* **PROVIDED ENTRIES**
━━━

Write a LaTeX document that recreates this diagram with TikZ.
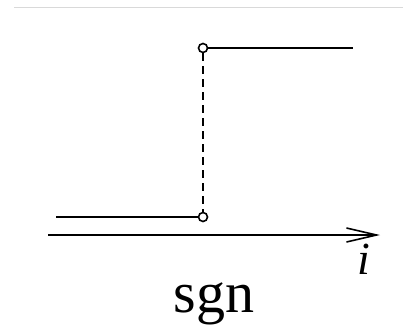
\documentclass[tikz,border=0pt]{standalone}
\usepackage{fontspec}
\setmainfont{Liberation Serif}
\usetikzlibrary{arrows.meta,positioning}

\begin{document}
\begin{tikzpicture}[x=1pt,y=-1pt,line width=2pt,
  opendot/.style={circle,draw,fill=white,inner sep=0pt,minimum size=9pt,line width=1.6pt}]
  \useasboundingbox (0,0) rectangle (403,327);
  \draw[gray!30,line width=1pt] (14,7) -- (403,7);
  % axis
  \coordinate (ax0) at (48,235);
  \coordinate (ax1) at (380,235);
  \draw[-{Straight Barb[length=30pt,width=14pt,line width=1.6pt]}] (ax0) -- (ax1);
  \node[font=\fontsize{46}{46}\selectfont\itshape] (ilab) at (364,259) {i};
  \node[font=\fontsize{58}{58}\selectfont] (sgn) at (214,304) {sgn};
  % step
  \node[opendot] (hi) at (203,48) {};
  \node[opendot] (lo) at (203,217) {};
  \coordinate (hiend) at (353,48);
  \coordinate (lostart) at (56,217);
  \draw (hi) -- (hiend);
  \draw (lostart) -- (lo);
  \draw[dash pattern=on 8pt off 5pt] (hi) -- (lo);
\end{tikzpicture}
\end{document}
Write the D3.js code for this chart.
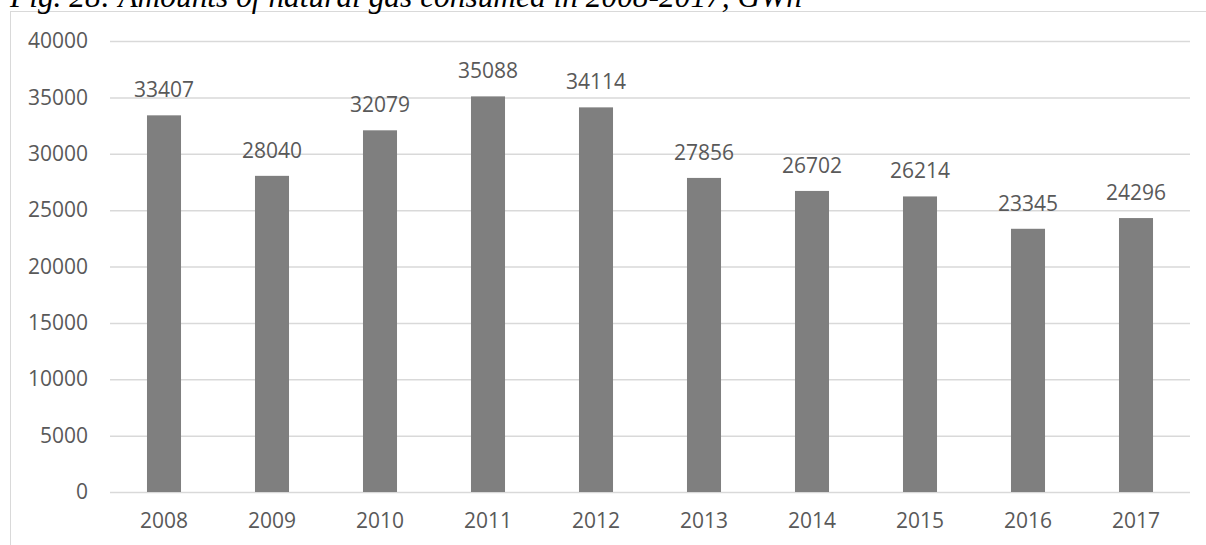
<!DOCTYPE html>
<html lang="en">
<head>
    <meta charset="UTF-8">
    <title>Natural gas consumed 2008-2017</title>
    <script src="https://d3js.org/d3.v7.min.js"></script>
    <style>
        body { margin: 0; background: #fff; }
        svg { display: block; }
        .title { font-family: "Liberation Serif", "Times New Roman", serif; font-style: italic; fill: #000; }
        .tick text, .label { font-family: "Open Sans", sans-serif; fill: #595959; }
    </style>
</head>
<body>
    <svg width="1206" height="545"></svg>

    <script>
        // data
        const years = ["2008", "2009", "2010", "2011", "2012", "2013", "2014", "2015", "2016", "2017"];
        const gasGWh = [33407, 28040, 32079, 35088, 34114, 27856, 26702, 26214, 23345, 24296];
        const yTicks = [0, 5000, 10000, 15000, 20000, 25000, 30000, 35000, 40000];

        const svg = d3.select("svg");

        // chart frame (only top and left edges fall inside the picture)
        svg.append("rect")
            .attr("x", 10.5).attr("y", 11.5)
            .attr("width", 1300).attr("height", 600)
            .attr("fill", "none").attr("stroke", "#d9d9d9");

        // caption sits above the frame and is clipped by the top edge, as in the source
        svg.append("text")
            .attr("class", "title")
            .attr("x", 10).attr("y", 7)
            .attr("font-size", 31.4)
            .text("Fig. 28: Amounts of natural gas consumed in 2008-2017, GWh");

        const x = d3.scaleBand()
            .domain(years)
            .range([110, 1190])
            .paddingInner(0.685)
            .paddingOuter(0.3425);

        const y = d3.scaleLinear()
            .domain([0, 40000])
            .range([492, 41]);

        // grid + y labels
        const yAxis = svg.append("g")
            .attr("transform", "translate(110,0)")
            .call(d3.axisLeft(y).tickValues(yTicks).tickSize(-1080).tickPadding(22).tickFormat(d3.format("d")));
        yAxis.select(".domain").remove();
        yAxis.selectAll("line").attr("stroke", "#d9d9d9").attr("stroke-width", 1.5);
        yAxis.selectAll("text").attr("font-size", 21);

        // x labels
        const xAxis = svg.append("g")
            .attr("transform", "translate(0,492)")
            .call(d3.axisBottom(x).tickSize(0).tickPadding(21));
        xAxis.select(".domain").remove();
        xAxis.selectAll("text").attr("font-size", 21);

        // bars
        svg.append("g").selectAll("rect")
            .data(gasGWh)
            .join("rect")
            .attr("x", (d, i) => x(years[i]))
            .attr("width", x.bandwidth())
            .attr("y", d => y(d))
            .attr("height", d => y(0) - y(d))
            .attr("fill", "#7f7f7f");

        // value labels
        svg.append("g").selectAll("text")
            .data(gasGWh)
            .join("text")
            .attr("class", "label")
            .attr("x", (d, i) => x(years[i]) + x.bandwidth() / 2)
            .attr("y", d => y(d) - 18)
            .attr("text-anchor", "middle")
            .attr("font-size", 21)
            .text(d => d);
    </script>
</body>
</html>
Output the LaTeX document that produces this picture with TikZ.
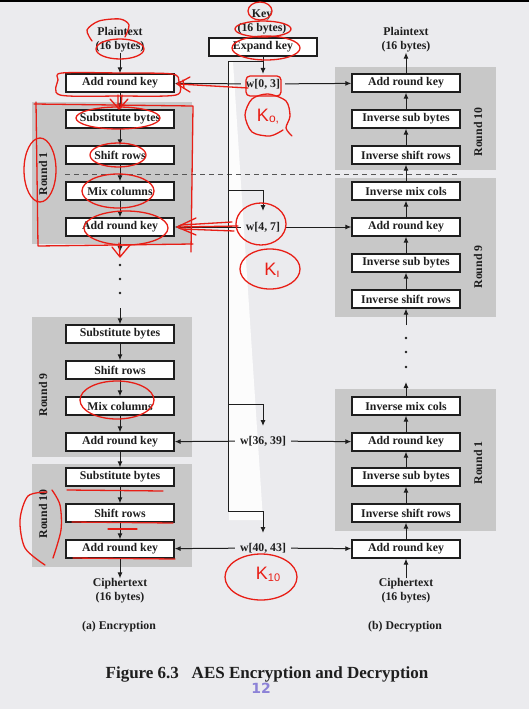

━━━

* **EXERCISE INSTRUCTIONS**
Return the records exactly. Don't carry the pictures over.

* **EXERCISE RESULT**
Write a LaTeX document that recreates this diagram with TikZ.
\documentclass[tikz,border=0pt]{standalone}
\usepackage{fontspec}
\setmainfont{Liberation Serif}
\usetikzlibrary{arrows.meta,positioning}

\begin{document}
\begin{tikzpicture}[x=1pt,y=-1pt,line width=2pt,
  opendot/.style={circle,draw,fill=white,inner sep=0pt,minimum size=9pt,line width=1.6pt}]
  \useasboundingbox (0,0) rectangle (403,327);
  \draw[gray!30,line width=1pt] (14,7) -- (403,7);
  % axis
  \coordinate (ax0) at (48,235);
  \coordinate (ax1) at (380,235);
  \draw[-{Straight Barb[length=30pt,width=14pt,line width=1.6pt]}] (ax0) -- (ax1);
  \node[font=\fontsize{46}{46}\selectfont\itshape] (ilab) at (364,259) {i};
  \node[font=\fontsize{58}{58}\selectfont] (sgn) at (214,304) {sgn};
  % step
  \node[opendot] (hi) at (203,48) {};
  \node[opendot] (lo) at (203,217) {};
  \coordinate (hiend) at (353,48);
  \coordinate (lostart) at (56,217);
  \draw (hi) -- (hiend);
  \draw (lostart) -- (lo);
  \draw[dash pattern=on 8pt off 5pt] (hi) -- (lo);
\end{tikzpicture}
\end{document}
Write the D3.js code for this chart.
<!DOCTYPE html>
<html lang="en">
<head>
    <meta charset="UTF-8">
    <title>Natural gas consumed 2008-2017</title>
    <script src="https://d3js.org/d3.v7.min.js"></script>
    <style>
        body { margin: 0; background: #fff; }
        svg { display: block; }
        .title { font-family: "Liberation Serif", "Times New Roman", serif; font-style: italic; fill: #000; }
        .tick text, .label { font-family: "Open Sans", sans-serif; fill: #595959; }
    </style>
</head>
<body>
    <svg width="1206" height="545"></svg>

    <script>
        // data
        const years = ["2008", "2009", "2010", "2011", "2012", "2013", "2014", "2015", "2016", "2017"];
        const gasGWh = [33407, 28040, 32079, 35088, 34114, 27856, 26702, 26214, 23345, 24296];
        const yTicks = [0, 5000, 10000, 15000, 20000, 25000, 30000, 35000, 40000];

        const svg = d3.select("svg");

        // chart frame (only top and left edges fall inside the picture)
        svg.append("rect")
            .attr("x", 10.5).attr("y", 11.5)
            .attr("width", 1300).attr("height", 600)
            .attr("fill", "none").attr("stroke", "#d9d9d9");

        // caption sits above the frame and is clipped by the top edge, as in the source
        svg.append("text")
            .attr("class", "title")
            .attr("x", 10).attr("y", 7)
            .attr("font-size", 31.4)
            .text("Fig. 28: Amounts of natural gas consumed in 2008-2017, GWh");

        const x = d3.scaleBand()
            .domain(years)
            .range([110, 1190])
            .paddingInner(0.685)
            .paddingOuter(0.3425);

        const y = d3.scaleLinear()
            .domain([0, 40000])
            .range([492, 41]);

        // grid + y labels
        const yAxis = svg.append("g")
            .attr("transform", "translate(110,0)")
            .call(d3.axisLeft(y).tickValues(yTicks).tickSize(-1080).tickPadding(22).tickFormat(d3.format("d")));
        yAxis.select(".domain").remove();
        yAxis.selectAll("line").attr("stroke", "#d9d9d9").attr("stroke-width", 1.5);
        yAxis.selectAll("text").attr("font-size", 21);

        // x labels
        const xAxis = svg.append("g")
            .attr("transform", "translate(0,492)")
            .call(d3.axisBottom(x).tickSize(0).tickPadding(21));
        xAxis.select(".domain").remove();
        xAxis.selectAll("text").attr("font-size", 21);

        // bars
        svg.append("g").selectAll("rect")
            .data(gasGWh)
            .join("rect")
            .attr("x", (d, i) => x(years[i]))
            .attr("width", x.bandwidth())
            .attr("y", d => y(d))
            .attr("height", d => y(0) - y(d))
            .attr("fill", "#7f7f7f");

        // value labels
        svg.append("g").selectAll("text")
            .data(gasGWh)
            .join("text")
            .attr("class", "label")
            .attr("x", (d, i) => x(years[i]) + x.bandwidth() / 2)
            .attr("y", d => y(d) - 18)
            .attr("text-anchor", "middle")
            .attr("font-size", 21)
            .text(d => d);
    </script>
</body>
</html>
Output the LaTeX document that produces this picture with TikZ.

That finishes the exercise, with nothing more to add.